The better news is that nobody else has a clue where the crisis is headed, either. Another week of contradictory headlines and stalemate in the Strait of Hormuz has made the situation, if anything, harder to forecast. Polymarket, to the extent that it is a reliable gauge of anything, is pricing a 28% chance of a permanent peace deal by the end of May, down from 74% a week ago.

Better still, markets aren’t expecting a rate hike this month, anyway. Not from the Fed, ECB or Bank of England. An “on hold” decision looks like a no-brainer.

Time is on your side, but perhaps not for long. Markets are pricing upwards of two rate hikes for the eurozone and UK by year-end.

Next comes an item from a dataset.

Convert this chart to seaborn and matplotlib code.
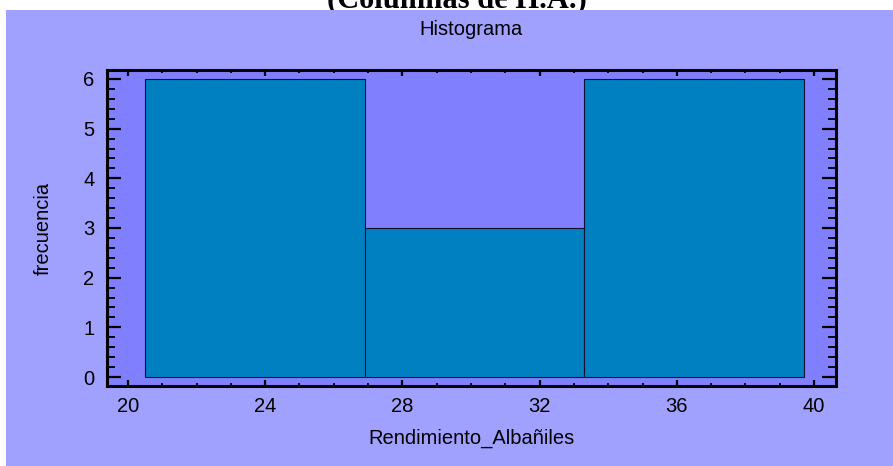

A June rate rise is near-enough fully priced.

Your central challenge is that the data isn’t proving to be much of a guide right now. Inflation is up, but so far only because of motor fuel. We’ll get new numbers out of Europe over the coming days, but they’re unlikely to tell us much about the knock-on impact on core or food inflation. That’s going to take time; it’s not clear you’ll be much the wiser by June, even.

Surveys aren’t proving to be much more help either. Consumer inflation expectations are up (especially in the UK). But confidence is down. And while surveys of corporates – including this week’s purchasing manager’s indices – are unsurprisingly showing higher input costs, there’s only limited evidence that this is translating into a rise in output prices.

The one thing you can at least point to is natural gas prices. The problem in 2022 was that it became both an oil and an electricity crisis, the latter being a particular issue for core inflation. So far, this has proven to be only the former. Natural gas prices are much more contained than post the Ukraine invasion, in level terms if not in percentage changes. That’s a powerful argument in favour of keeping rates on hold for now.